Daniel Gissinger, président des Restos du cœur du Val-de-Marne
Des relations complexes avec la grande distribution
Alors que la loi Garot sur le gaspillage alimentaire, entrée en vigueur en 2016, interdit désormais aux grandes et moyennes surfaces de rendre les produits invendus impropres à la consommation, par exemple en les javellisant, les associations constatent paradoxalement que cela a conduit les distributeurs à casser les prix à l’approche de la date de péremption plutôt qu’à les donner de manière anticipée. “Depuis trois ou quatre ans, nous nous retrouvons avec des stocks de produits dont personne ne veut et qui périment le jour-même, quand ça n’est pas déjà le cas. Parallèlement à cela, il y a le problème des volumes. Le magasin vous impose parfois de prendre la totalité de son stock sans prendre en compte vos capacités et vos besoins réels. Il y a parfois une forme de chantage, c’est tout ou rien. Il est temps que la grande distribution ne nous prenne plus pour sa poubelle”, dénonce Daniel Gissinger, président des Restos du cœur du Val-de-Marne. Les associations s’agacent aussi du fait que la grande distribution défiscalise ces dons alimentaires quand les associations doivent encaisser le coût de la gestion, de la conservation et de la distribution. Invité à la réunion des associations, Matthias Ott, préfet délégué à l’égalité des chances dans le Val-de-Marne, a proposé une rencontre entre acteurs associatifs et représentants de grandes et moyennes surfaces pour rendre les relations plus fluides.
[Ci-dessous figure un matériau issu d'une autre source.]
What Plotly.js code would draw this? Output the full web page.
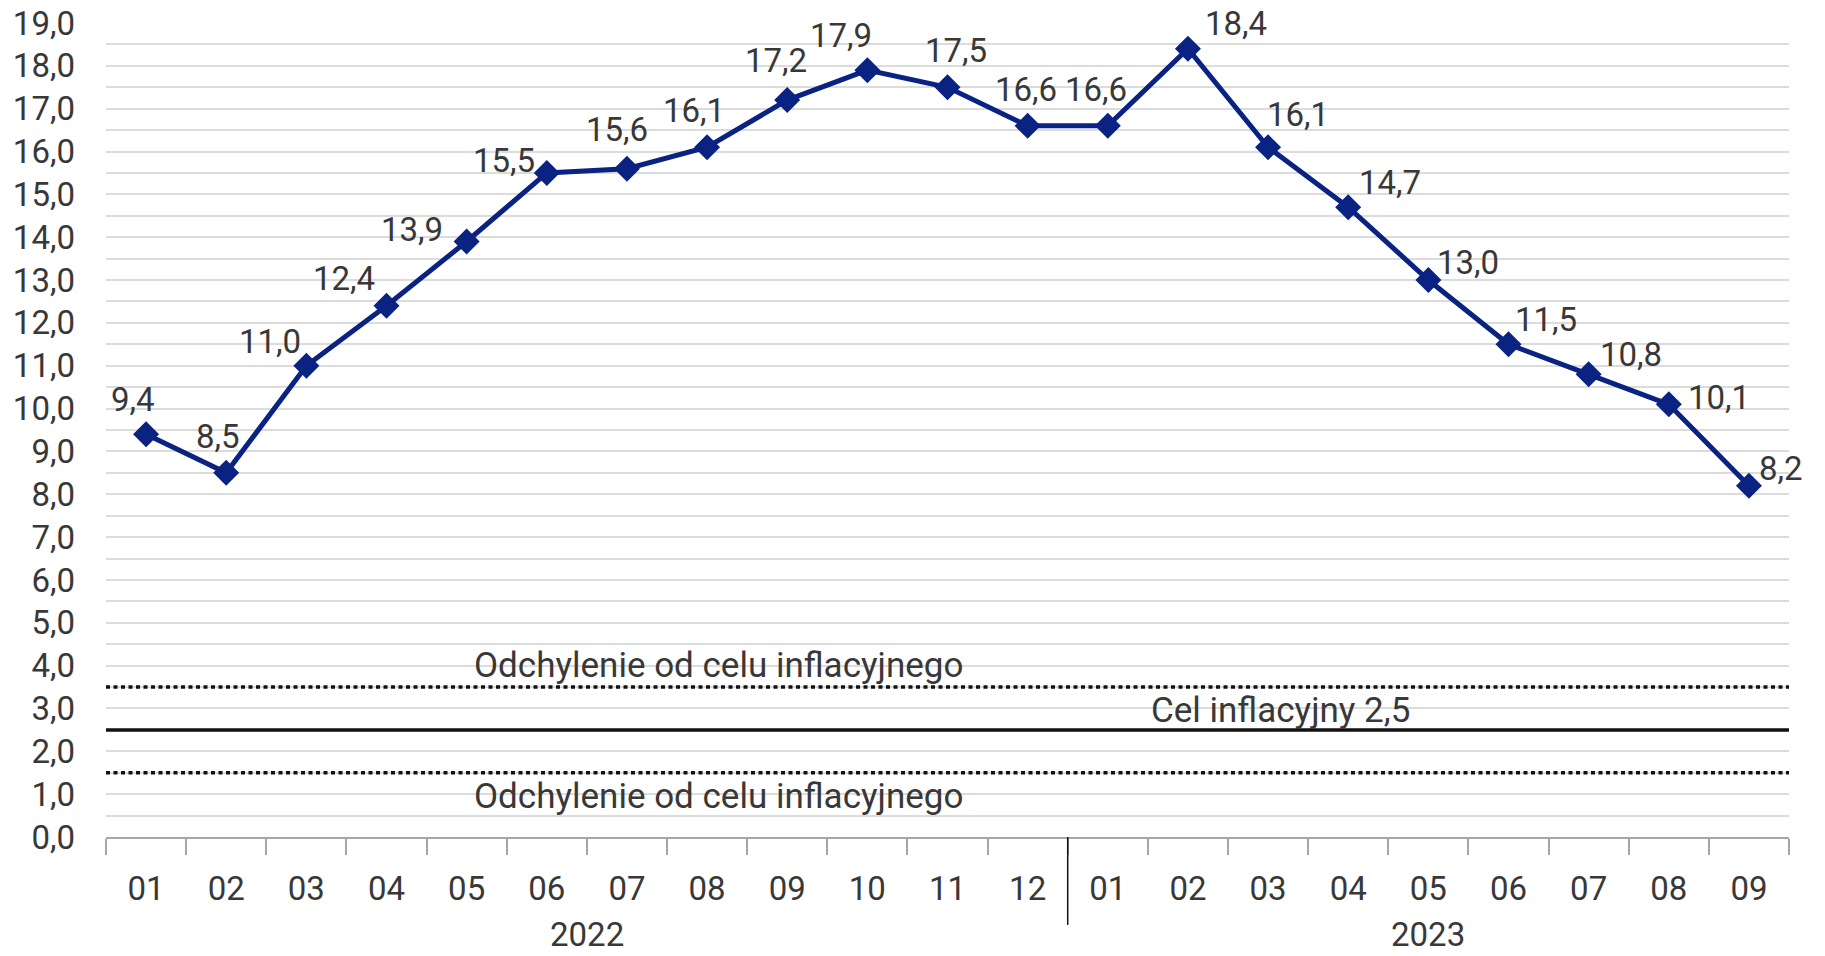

Après le plan de relance, commencer financer la plate-forme logistique ?
Le stockage des produits constitue par ailleurs un défi croissant pour l’aide alimentaire, face à l’augmentation des bénéficiaires. Sur ce plan là, les associations ont bénéficié d’un gros coup de pouce de l’Etat dans le cadre du plan de relance, qui leur a permis d’investir ensemble dans une plate-forme logistique. Trois associations, le Secours Populaire, La Croix Rouge et Emmaüs Solidarité, ont porté ce projet d’un demi-million d’euros. L’entrepôt de 600 m2, loué depuis un an à l’exploitant du parc d’activité des Petits carreaux, Segros, à Bonneuil-sur-Marne, dispose d’un conducteur avec chariot de manutention et d’un camion de livraison. Plusieurs dizaines d’autres associations plus petites y recourent également. “Cet espace nous permet gérer les à-coups de livraison. Nous y stockons des palettes qui encombreraient les lieux où nous recevons le public. Car à mesure que le nombre de bénéficiaires augmente, les volumes de marchandises s’accroissent”, résume Jean-Georges Belmont, représentant du Secours Populaire du Val-de-Marne.
Une urgence
Le problème est que le plan de relance est désormais terminé. La question du financement de la plateforme va donc devenir cruciale. “Nous avons terriblement besoin de vous et l’Etat fera tout ce qui est dans son possible pour pérenniser cette plateforme”, leur a promis Matthias Ott ce vendredi. Car les chiffres sont sans appel. Selon la Croix-Rouge du Val-de-Marne, après échanges avec les autres associations, le nombre de bénéficiaires de l’aide alimentaire dans le département a augment de 40 à 60% au premier semestre.